У первого — высшие дарования, он имеет более восприимчивый ум и называется богонаученным, ибо принимает [ведение] от Бога без научения [от людей]. Как были в древности Антоний Великий, святой Онуфрий, преподобная Мария Египетская, Кирилл Филеот[24], Лука Элладский[25] и тысячи других, которые без наставника стали совершенными.

Второй должен быть научен добру, чтобы его делать. Третий же, если и услышит, если и узнает [о добре,] прячет это [знание] в землю: не делает ничего.

Вот поэтому существует такое различие среди людей и монахов, которое ты видишь. И поэтому прежде всего — познай самого себя. То есть узнай о самом себе, какой ты есть. Каков ты воистину, а не каков ты думаешь, что ты есть. С этим знанием становишься мудрее всех людей. С таким познанием себя и в смирение приходишь, и благодать получаешь от Господа. Если же не приобретешь самопознания, а рассчитываешь только на свой труд, знай, что всегда будешь находиться вдали от пути. Ибо не говорит Пророк: «Виждь, Господи, труд мой», а «Виждь, — говорит, — смирение мое и труд мой»[26]. Труд — для тела, смирение — для души. И опять-таки то и другое вместе, труд и смирение, — для всего человека.

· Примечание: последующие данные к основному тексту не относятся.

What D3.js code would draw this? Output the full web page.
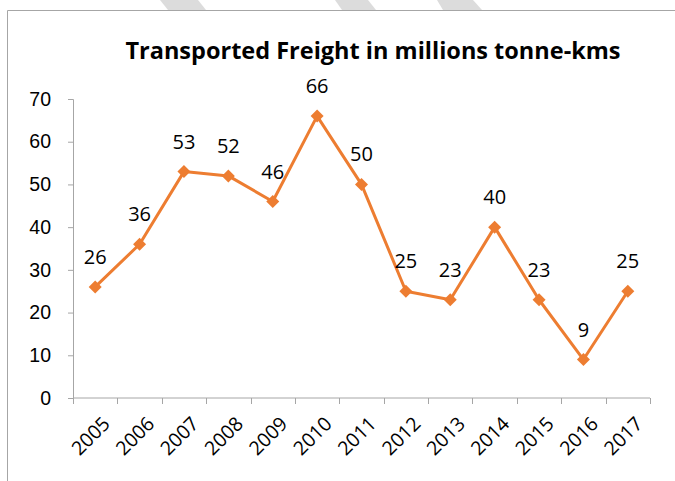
<!DOCTYPE html>
<html>
<head>
<meta charset="utf-8">
<script src="https://cdn.jsdelivr.net/npm/d3@7"></script>
<style>
  body { margin: 0; background: #fff; }
  svg { display: block; font-family: "Open Sans", sans-serif; }
</style>
</head>
<body>
<script>
// dados do gráfico
const years = ["2005", "2006", "2007", "2008", "2009", "2010", "2011",
               "2012", "2013", "2014", "2015", "2016", "2017"];
const freight = [26, 36, 53, 52, 46, 66, 50, 25, 23, 40, 23, 9, 25];
const yTicks = [0, 10, 20, 30, 40, 50, 60, 70];
const title = "Transported Freight in millions tonne-kms";

const W = 675, H = 481;
const margin = { top: 99, right: 25, bottom: 83, left: 73 },
      width = W - margin.left - margin.right,
      height = H - margin.top - margin.bottom;

const svg = d3.select("body").append("svg")
    .attr("width", W)
    .attr("height", H);

// faixas cinzas decorativas no topo
const stripes = [[160, 198, 168, 206], [335, 368, 342, 376], [437, 473, 443, 482]];
svg.selectAll(".stripe")
    .data(stripes)
  .enter().append("polygon")
    .attr("points", d => `${d[0]},0 ${d[1]},0 ${d[3]},10 ${d[2]},10`)
    .attr("fill", "#dcdcdc");

// borda do gráfico
svg.append("path")
    .attr("d", `M7.5,${H} V10.5 H${W}`)
    .attr("fill", "none")
    .attr("stroke", "#a6a6a6")
    .attr("stroke-width", 1);

// título
svg.append("text")
    .attr("x", 373)
    .attr("y", 59)
    .attr("text-anchor", "middle")
    .style("font-size", "23.5px")
    .style("font-weight", "bold")
    .attr("fill", "#000")
    .text(title);

const g = svg.append("g")
    .attr("transform", "translate(" + margin.left + "," + margin.top + ")");

const x = d3.scaleBand().domain(years).range([0, width]);
const y = d3.scaleLinear().domain([0, 70]).range([height, 0]);

// eixo y
const yAxis = g.append("g")
    .call(d3.axisLeft(y).tickValues(yTicks).tickSize(5).tickPadding(17));
yAxis.selectAll("line, path").attr("stroke", "#a6a6a6");
yAxis.select(".domain").attr("d", `M-5,${height + 0.5}H0.5V0.5H-5`);
yAxis.selectAll("text")
    .style("font-size", "19.5px")
    .attr("fill", "#000");

// eixo x com marcas nas divisões
const xAxis = g.append("g")
    .attr("transform", "translate(0," + height + ")");
xAxis.append("line")
    .attr("x1", 0).attr("x2", width)
    .attr("stroke", "#a6a6a6");
const bounds = d3.range(years.length + 1).map(i => i * x.bandwidth());
xAxis.selectAll(".tick")
    .data(bounds)
  .enter().append("line")
    .attr("x1", d => Math.round(d) + 0.5).attr("x2", d => Math.round(d) + 0.5)
    .attr("y1", 0).attr("y2", 6)
    .attr("stroke", "#a6a6a6");
xAxis.selectAll(".label")
    .data(years)
  .enter().append("text")
    .attr("transform", d => `translate(${x(d) + x.bandwidth() / 2 + 16},${27}) rotate(-45)`)
    .attr("text-anchor", "end")
    .style("font-size", "19.5px")
    .attr("fill", "#000")
    .text(d => d);

const data = years.map((yr, i) => ({ year: yr, value: freight[i] }));
const cx = d => x(d.year) + x.bandwidth() / 2;

// linha
g.append("path")
    .datum(data)
    .attr("fill", "none")
    .attr("stroke", "#ed7d31")
    .attr("stroke-width", 3)
    .attr("stroke-linejoin", "round")
    .attr("d", d3.line().x(cx).y(d => y(d.value)));

// marcadores em losango
g.selectAll(".marker")
    .data(data)
  .enter().append("path")
    .attr("transform", d => `translate(${cx(d)},${y(d.value)})`)
    .attr("d", "M0,-6.5L6.5,0L0,6.5L-6.5,0Z")
    .attr("fill", "#ed7d31");

// rótulos de valores
g.selectAll(".vlabel")
    .data(data)
  .enter().append("text")
    .attr("x", cx)
    .attr("y", d => y(d.value) - 23)
    .attr("text-anchor", "middle")
    .style("font-size", "20px")
    .attr("fill", "#000")
    .text(d => d.value);
</script>
</body>
</html>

Кто победил диавола? Тот, кто познал собственную немощь, страсти и недостатки, которые у него есть. Боящийся познать себя пребывает далеко от знания и ничто другое не любит, как только видеть ошибки у других и их судить. Он не видит у других дарований, а видит только недостатки. Не видит в себе недостатков, а только дарования. И это воистину недостаток, которым страдаем мы, люди восьмого века[27], не признающие дарований друг в друге. Один лишен многого, но многие вместе имеют всё. Что есть у одного, того нет у другого. И если мы признаём это, то приобретается большое смирение. Ведь [тогда] чтится и прославляется Бог, Который разнообразно украсил людей и сотворил неравными все Свои творения. И неправы нечестивые, хотящее ввести равенство, ибо извращают Божие творение. Бог вся премудростию сотворил[28].

Поэтому, чадо мое, сейчас, пока еще начало, позаботься познать самого себя хорошенько, чтобы положить твердым основанием смирение. Позаботься научиться послушанию, приобрести Иисусову молитву.

«Господи Иисусе Христе, помилуй мя» пусть будет твоим дыханием.

Не оставляй свой ум праздным, чтобы не научиться плохому. Не позволяй себе смотреть на недостатки других, ибо, не подозревая о том, окажешься пособником лукавого и не преуспевающим во благом. Не делайся по неведению союзником врага твоей души.

Враг, будучи изобретательным, хорошо умеет прятаться за страстями и слабостями. Поэтому, чтобы поразить его, ты должен сразиться с самим собой, умертвить самого себя — все [свои] страсти. Когда ветхий человек умрет, тогда упразднится сила врага и противника.

Наша борьба не против человека, которого ненароком можно умертвить многоразличными способами, но против начал и властей тьмы[29]. С ними воюют не пирожными и мармеладом, но потоками слез, болью души до смерти, крайним смирением и величайшим терпением. Чтобы текла кровь от переутруждения в молитве. Чтобы ты падал и, изнуренный, лежал неделями, как тяжелобольной. И чтобы ты не отказывался от битвы, пока не будут побеждены и не отступят бесы. Тогда ты и получишь свободу от страстей.